━━━ RECORDS FOR THE TASK

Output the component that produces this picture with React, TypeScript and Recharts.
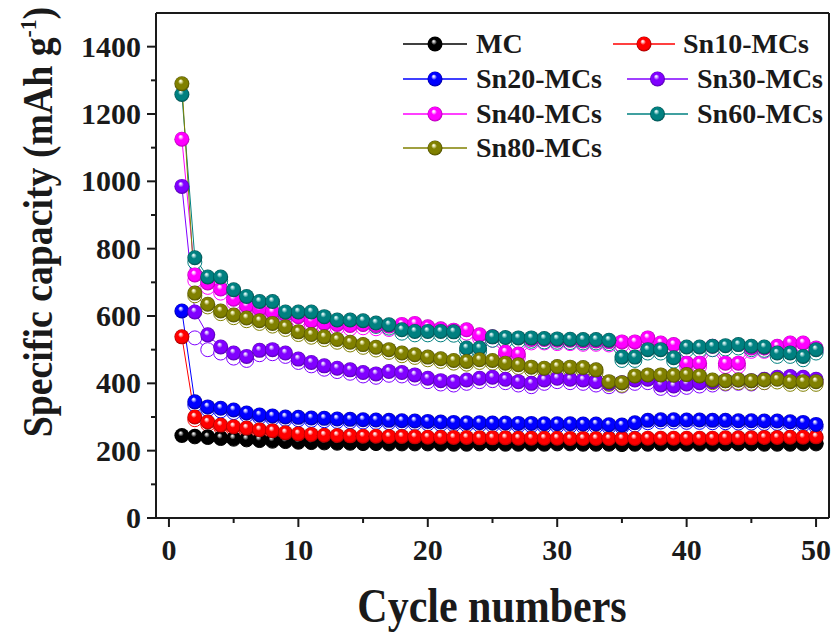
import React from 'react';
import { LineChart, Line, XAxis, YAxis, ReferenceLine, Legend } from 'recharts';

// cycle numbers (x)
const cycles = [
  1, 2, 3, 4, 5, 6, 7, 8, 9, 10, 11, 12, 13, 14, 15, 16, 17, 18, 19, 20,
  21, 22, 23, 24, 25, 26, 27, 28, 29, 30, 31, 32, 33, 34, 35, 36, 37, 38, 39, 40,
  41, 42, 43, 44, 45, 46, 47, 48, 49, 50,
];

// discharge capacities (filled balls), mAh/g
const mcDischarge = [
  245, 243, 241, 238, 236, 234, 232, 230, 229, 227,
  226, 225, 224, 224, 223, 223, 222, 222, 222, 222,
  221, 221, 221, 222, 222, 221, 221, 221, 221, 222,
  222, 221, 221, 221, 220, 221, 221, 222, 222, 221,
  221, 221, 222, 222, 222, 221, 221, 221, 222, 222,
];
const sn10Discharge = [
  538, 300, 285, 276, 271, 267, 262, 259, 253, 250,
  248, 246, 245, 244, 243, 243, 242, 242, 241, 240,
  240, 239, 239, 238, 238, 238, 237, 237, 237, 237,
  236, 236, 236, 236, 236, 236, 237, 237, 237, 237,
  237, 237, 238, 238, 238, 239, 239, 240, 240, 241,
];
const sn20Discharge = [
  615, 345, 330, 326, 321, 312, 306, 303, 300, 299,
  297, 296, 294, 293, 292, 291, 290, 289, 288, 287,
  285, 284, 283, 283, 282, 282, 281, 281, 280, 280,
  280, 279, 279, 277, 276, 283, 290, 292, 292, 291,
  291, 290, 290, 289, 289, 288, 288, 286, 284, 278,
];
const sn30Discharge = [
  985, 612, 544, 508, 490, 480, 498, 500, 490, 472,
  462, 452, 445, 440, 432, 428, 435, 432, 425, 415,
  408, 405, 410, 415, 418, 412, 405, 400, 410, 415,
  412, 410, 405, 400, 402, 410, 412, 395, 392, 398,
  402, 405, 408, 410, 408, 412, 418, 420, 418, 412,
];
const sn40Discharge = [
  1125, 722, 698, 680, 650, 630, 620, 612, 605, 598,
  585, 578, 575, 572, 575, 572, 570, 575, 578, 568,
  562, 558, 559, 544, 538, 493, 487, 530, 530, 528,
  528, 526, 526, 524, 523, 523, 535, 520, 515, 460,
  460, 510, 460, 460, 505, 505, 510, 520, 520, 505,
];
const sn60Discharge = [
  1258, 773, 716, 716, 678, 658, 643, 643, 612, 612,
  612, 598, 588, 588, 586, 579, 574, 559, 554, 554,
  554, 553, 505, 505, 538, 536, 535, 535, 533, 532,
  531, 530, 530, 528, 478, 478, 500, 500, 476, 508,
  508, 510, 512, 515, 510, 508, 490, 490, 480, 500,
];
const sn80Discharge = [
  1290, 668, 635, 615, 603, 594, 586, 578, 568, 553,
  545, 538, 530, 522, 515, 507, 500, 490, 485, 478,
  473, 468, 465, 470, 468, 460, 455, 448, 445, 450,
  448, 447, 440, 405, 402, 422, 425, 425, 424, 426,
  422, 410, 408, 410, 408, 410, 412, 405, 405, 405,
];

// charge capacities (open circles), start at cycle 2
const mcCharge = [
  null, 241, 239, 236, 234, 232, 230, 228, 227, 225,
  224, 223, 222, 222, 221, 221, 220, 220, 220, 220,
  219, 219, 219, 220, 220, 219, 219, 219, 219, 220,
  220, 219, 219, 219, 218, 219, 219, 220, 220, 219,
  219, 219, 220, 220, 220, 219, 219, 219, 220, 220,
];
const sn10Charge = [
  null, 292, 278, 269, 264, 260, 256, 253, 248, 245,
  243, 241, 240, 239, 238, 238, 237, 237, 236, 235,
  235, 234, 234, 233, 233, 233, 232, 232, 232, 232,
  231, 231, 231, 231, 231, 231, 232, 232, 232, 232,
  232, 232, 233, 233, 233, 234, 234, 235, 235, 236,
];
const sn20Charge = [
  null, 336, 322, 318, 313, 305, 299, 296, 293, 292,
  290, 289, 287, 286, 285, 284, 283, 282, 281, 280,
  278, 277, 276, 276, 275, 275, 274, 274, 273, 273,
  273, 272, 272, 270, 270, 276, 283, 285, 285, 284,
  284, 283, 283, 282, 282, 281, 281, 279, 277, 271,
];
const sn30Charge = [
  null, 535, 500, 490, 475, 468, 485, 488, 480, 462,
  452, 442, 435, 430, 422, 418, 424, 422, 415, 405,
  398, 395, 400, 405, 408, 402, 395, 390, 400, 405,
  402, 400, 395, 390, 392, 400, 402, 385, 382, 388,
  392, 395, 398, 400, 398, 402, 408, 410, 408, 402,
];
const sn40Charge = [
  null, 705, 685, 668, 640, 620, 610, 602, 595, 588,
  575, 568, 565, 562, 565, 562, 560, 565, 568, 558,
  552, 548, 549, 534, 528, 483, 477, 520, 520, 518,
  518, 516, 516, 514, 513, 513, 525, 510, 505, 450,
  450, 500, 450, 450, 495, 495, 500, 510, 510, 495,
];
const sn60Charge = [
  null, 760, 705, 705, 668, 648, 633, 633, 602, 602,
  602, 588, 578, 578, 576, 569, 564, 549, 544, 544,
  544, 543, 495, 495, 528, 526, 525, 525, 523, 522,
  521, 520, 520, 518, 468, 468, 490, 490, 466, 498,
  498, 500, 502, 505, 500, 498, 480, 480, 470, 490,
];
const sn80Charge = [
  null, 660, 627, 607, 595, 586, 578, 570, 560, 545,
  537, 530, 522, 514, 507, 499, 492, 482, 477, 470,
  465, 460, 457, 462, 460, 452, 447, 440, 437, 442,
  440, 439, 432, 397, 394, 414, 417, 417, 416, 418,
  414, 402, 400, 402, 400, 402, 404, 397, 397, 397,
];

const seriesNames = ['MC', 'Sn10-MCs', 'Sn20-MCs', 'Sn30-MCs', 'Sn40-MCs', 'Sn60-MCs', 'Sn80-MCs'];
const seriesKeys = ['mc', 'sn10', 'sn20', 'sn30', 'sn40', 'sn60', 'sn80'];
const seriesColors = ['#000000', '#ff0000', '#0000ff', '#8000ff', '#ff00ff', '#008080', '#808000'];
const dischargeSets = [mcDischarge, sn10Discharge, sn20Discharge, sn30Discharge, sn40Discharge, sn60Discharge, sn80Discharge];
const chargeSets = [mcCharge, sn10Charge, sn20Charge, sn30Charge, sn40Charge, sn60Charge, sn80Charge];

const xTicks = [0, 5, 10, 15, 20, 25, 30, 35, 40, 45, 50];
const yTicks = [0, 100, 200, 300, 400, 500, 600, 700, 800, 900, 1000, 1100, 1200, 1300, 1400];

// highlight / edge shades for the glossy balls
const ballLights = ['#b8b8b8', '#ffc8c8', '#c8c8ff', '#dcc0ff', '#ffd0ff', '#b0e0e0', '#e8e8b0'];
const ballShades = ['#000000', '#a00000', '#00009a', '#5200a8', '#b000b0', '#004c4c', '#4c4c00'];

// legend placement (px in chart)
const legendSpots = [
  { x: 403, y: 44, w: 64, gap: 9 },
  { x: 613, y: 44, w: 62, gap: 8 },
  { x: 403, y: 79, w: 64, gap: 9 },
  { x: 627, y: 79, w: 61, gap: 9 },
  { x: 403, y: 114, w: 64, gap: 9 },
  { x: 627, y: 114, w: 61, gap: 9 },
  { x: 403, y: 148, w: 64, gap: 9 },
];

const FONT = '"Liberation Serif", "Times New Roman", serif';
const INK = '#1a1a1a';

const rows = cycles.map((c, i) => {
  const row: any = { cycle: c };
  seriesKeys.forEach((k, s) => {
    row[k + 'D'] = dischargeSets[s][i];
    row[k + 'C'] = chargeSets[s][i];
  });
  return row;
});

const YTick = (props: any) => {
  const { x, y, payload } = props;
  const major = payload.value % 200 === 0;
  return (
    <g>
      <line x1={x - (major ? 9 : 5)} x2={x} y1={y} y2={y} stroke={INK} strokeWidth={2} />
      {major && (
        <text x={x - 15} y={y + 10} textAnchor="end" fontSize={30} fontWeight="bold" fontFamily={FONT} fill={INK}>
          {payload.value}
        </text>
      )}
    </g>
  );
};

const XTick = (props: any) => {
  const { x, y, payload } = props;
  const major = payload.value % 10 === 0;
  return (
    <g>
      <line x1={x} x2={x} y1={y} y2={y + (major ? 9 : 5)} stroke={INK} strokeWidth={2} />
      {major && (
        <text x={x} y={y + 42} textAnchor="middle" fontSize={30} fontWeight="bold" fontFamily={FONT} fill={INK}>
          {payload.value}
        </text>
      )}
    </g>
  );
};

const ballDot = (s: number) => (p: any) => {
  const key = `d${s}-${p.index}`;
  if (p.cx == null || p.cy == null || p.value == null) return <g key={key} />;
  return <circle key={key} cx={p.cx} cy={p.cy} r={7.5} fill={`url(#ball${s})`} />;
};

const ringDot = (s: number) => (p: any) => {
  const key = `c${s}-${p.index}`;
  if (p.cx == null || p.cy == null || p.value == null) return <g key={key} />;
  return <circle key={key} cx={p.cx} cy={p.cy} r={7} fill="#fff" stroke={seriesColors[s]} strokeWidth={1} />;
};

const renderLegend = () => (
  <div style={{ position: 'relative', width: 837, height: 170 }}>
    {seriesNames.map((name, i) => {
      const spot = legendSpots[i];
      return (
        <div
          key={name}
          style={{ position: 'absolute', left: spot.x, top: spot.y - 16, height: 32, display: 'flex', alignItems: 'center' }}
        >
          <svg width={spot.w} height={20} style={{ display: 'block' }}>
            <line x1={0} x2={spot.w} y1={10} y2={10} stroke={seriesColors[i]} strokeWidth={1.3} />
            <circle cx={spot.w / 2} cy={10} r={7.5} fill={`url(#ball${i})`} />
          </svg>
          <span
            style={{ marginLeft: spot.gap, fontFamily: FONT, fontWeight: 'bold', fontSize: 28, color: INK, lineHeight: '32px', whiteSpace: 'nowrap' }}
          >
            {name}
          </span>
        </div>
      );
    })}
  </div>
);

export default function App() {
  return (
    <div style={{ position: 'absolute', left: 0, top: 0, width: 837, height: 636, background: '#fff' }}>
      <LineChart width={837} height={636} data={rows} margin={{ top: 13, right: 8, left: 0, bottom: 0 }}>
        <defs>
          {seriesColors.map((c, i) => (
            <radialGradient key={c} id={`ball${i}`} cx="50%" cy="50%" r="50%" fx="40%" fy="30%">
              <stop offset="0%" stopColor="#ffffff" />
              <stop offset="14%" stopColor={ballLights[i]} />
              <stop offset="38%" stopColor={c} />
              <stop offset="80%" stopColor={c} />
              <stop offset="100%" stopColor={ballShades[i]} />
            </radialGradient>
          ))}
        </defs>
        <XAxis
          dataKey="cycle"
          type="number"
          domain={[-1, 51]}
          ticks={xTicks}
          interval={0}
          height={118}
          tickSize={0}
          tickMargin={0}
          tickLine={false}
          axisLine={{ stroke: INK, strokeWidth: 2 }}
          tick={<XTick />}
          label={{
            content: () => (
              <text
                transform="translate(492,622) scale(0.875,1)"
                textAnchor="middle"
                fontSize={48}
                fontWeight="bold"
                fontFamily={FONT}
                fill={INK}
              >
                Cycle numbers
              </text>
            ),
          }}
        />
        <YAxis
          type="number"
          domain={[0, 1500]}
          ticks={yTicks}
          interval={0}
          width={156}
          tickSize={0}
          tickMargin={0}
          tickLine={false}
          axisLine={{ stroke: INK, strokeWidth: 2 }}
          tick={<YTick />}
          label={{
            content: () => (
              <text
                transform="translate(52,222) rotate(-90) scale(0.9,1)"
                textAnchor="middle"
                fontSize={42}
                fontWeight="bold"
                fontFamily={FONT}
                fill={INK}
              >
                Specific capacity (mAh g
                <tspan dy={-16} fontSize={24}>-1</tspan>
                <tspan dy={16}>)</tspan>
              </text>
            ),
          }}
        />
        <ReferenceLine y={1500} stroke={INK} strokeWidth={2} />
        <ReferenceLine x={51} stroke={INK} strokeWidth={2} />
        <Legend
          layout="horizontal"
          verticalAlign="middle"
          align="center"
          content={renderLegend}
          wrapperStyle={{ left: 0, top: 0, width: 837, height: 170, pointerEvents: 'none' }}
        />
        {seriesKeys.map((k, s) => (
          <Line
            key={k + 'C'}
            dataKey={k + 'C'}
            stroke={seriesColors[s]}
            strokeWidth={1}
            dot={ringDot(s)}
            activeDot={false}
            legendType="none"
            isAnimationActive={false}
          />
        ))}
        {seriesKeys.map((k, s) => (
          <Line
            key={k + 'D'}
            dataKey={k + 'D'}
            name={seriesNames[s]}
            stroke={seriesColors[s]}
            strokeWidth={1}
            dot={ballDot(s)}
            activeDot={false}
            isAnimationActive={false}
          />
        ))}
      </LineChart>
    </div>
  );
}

━━━━━━
━━━ RECORDS FOR THE TASK

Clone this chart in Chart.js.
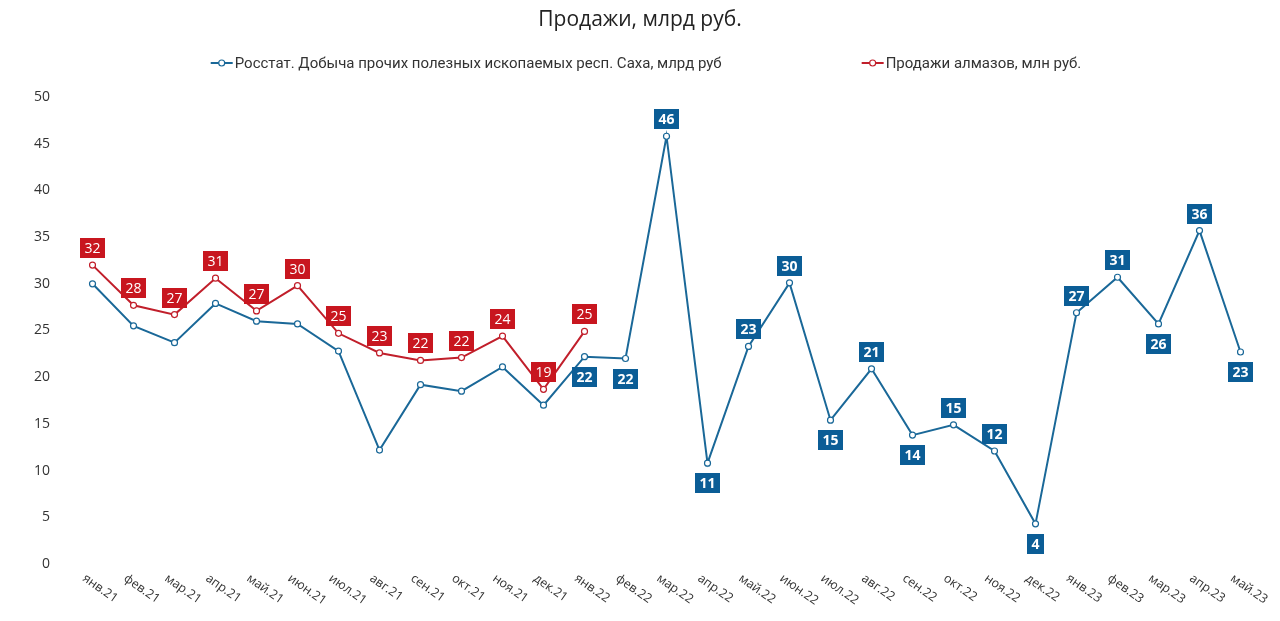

━━━━━━

● **EXERCISE DIRECTIONS**:
Check each line of the data above for the string "React" and report only how many lines have it.

● **SOLUTION**:
2